IC: Do you think this is a struggle between the left and the right?
CE: No, I don’t think so. It’s a narrative to weaken the fight against corruption. I, for example, am a judge who studied at Francisco Marroquín University -- the most conservative university -- with a liberal economic outlook. But because I demand a better justice system, they place me on the left, which is not true. But that is the narrative that has permeated, and there are those who see this as a way to discredit the whole fight against corruption.
IC: Sometimes it seems that this narrative is effective, even here in Washington, where there is a crack in the support for these anti-corruption struggles in the Northern Triangle. Do you perceive it that way?

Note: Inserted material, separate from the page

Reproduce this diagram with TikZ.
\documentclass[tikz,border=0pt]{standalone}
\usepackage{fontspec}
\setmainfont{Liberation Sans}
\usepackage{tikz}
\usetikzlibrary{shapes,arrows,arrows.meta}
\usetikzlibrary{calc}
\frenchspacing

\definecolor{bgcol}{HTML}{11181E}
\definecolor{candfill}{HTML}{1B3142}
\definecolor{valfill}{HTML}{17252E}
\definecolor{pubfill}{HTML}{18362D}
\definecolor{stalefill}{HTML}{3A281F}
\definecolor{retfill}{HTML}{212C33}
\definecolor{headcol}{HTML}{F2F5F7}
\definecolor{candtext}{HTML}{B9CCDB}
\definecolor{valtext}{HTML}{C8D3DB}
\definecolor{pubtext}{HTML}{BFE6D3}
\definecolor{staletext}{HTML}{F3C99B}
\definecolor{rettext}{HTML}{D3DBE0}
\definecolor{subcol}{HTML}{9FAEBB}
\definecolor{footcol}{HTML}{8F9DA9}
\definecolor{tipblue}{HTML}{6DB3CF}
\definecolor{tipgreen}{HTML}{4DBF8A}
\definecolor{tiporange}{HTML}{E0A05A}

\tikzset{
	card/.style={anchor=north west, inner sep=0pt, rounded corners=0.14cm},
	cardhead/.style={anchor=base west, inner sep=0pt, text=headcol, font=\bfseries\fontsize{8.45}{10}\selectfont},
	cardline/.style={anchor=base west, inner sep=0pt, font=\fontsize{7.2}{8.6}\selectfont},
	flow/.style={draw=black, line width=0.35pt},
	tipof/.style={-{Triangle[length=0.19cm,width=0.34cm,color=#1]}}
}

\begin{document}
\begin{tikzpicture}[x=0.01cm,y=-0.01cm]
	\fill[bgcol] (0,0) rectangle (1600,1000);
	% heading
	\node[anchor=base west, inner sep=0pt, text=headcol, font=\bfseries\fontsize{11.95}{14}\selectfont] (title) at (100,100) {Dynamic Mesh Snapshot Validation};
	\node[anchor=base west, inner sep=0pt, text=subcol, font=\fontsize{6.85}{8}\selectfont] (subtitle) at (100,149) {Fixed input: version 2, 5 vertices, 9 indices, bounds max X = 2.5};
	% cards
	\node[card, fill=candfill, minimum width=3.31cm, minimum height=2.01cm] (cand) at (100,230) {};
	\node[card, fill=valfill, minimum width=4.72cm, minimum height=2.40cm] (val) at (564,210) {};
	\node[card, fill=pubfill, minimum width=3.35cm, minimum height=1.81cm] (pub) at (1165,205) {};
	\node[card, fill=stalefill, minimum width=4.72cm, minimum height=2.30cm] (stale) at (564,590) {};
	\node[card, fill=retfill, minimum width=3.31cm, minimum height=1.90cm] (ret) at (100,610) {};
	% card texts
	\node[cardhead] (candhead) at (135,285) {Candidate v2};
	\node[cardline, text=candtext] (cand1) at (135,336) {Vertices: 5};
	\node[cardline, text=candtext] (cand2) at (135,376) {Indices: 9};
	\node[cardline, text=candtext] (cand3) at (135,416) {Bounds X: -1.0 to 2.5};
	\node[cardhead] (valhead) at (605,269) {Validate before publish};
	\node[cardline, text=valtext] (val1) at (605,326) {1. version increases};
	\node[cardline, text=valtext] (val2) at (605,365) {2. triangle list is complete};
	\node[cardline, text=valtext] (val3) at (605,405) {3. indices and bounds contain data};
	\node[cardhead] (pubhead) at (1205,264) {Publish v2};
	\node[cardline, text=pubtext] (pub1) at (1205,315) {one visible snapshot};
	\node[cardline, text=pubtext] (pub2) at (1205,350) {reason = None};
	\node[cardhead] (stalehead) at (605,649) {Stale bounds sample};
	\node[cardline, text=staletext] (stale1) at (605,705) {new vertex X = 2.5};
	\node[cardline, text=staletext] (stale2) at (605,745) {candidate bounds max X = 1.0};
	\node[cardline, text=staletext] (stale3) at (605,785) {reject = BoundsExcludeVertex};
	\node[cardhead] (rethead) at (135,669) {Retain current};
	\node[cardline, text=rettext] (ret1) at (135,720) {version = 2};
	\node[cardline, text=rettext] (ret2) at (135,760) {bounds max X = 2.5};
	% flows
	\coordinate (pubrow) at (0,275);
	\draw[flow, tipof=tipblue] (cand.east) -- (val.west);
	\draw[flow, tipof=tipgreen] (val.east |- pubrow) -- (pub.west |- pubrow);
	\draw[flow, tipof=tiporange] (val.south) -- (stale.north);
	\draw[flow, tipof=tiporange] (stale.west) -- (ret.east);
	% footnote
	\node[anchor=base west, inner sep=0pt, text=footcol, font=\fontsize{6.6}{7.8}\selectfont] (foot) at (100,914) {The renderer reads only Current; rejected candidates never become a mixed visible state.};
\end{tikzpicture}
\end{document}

CE: I see that in Washington there is a confrontation between the Guatemalan government and the institutions that are fighting against corruption. But it is also true that here, they do not like instability, that there are situations that they perceive can cause the country to get out of control. Then they have the false idea that by avoiding confrontation they will maintain control of the country.
What is the US interest in Central America? Issues of security, migration and drug trafficking. If Washington perceives that they can work with the government in office they will try to maintain it, that makes them support, say, both currents. That is what [US Ambassador to Guatemala Luis Arreaga] has done, but he has also argued that stability is not maintained by removing the support for a legitimate effort to build a legal system.